The challenge is that background jobs are, by definition, invisible to users. Nobody notices a failed cron job until someone asks "why hasn't this report been generated in three days?"
Common failure modes
1. Silent failures
A function throws an exception, but nobody is watching. The job is marked as failed in a local log file that nobody reads.
2. Node drift
One server is running an outdated version of a function while others have been updated. Results become inconsistent across the system.
3. Resource contention
Multiple schedulers pick up the same job simultaneously, causing duplicate work or data corruption.
4. Queue buildup
Jobs are being created faster than they're being processed, but the backlog isn't visible until the system is overwhelmed.
What to monitor
Execution metrics
- Success rate: What percentage of executions complete without errors?

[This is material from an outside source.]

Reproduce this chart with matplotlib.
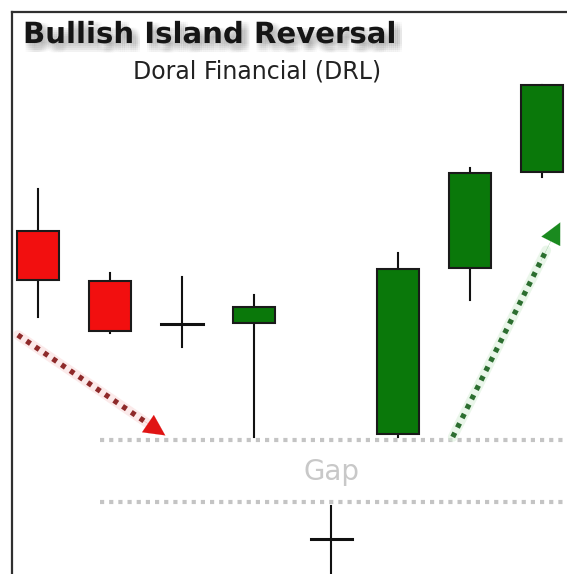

- Duration: Are jobs taking longer than expected? Sudden spikes indicate problems.
- Throughput: How many jobs are being processed per minute?
Node health
- Active nodes: Are all expected scheduler nodes online?
- Last heartbeat: When did each node last report in?
- Resource usage: CPU, memory, and thread pool utilization per node
Function status
- Registration state: Are all expected functions registered on all expected nodes?
- Configuration consistency: Are all nodes running the same function configurations?
Building a monitoring strategy
The most effective approach combines real-time dashboards for operational awareness with alerting for critical failures. TickerQ Hub provides both out of the box — your schedulers report metrics via the SDK, and Hub aggregates them into a single pane of glass.
Set up alerts for:
- Any node going offline for more than 2 heartbeat intervals
- Function error rate exceeding your threshold (e.g., 5%)
- Execution duration exceeding 2x the historical average
- Queue depth growing for more than 15 minutes
The cost of not monitoring
Every team that runs distributed schedulers without centralized monitoring eventually has the same experience: a critical job fails silently, nobody notices for hours or days, and the recovery is painful and manual.
Investing in proper monitoring upfront is not optional — it's infrastructure. Treat your scheduler monitoring with the same rigor you apply to your API uptime monitoring.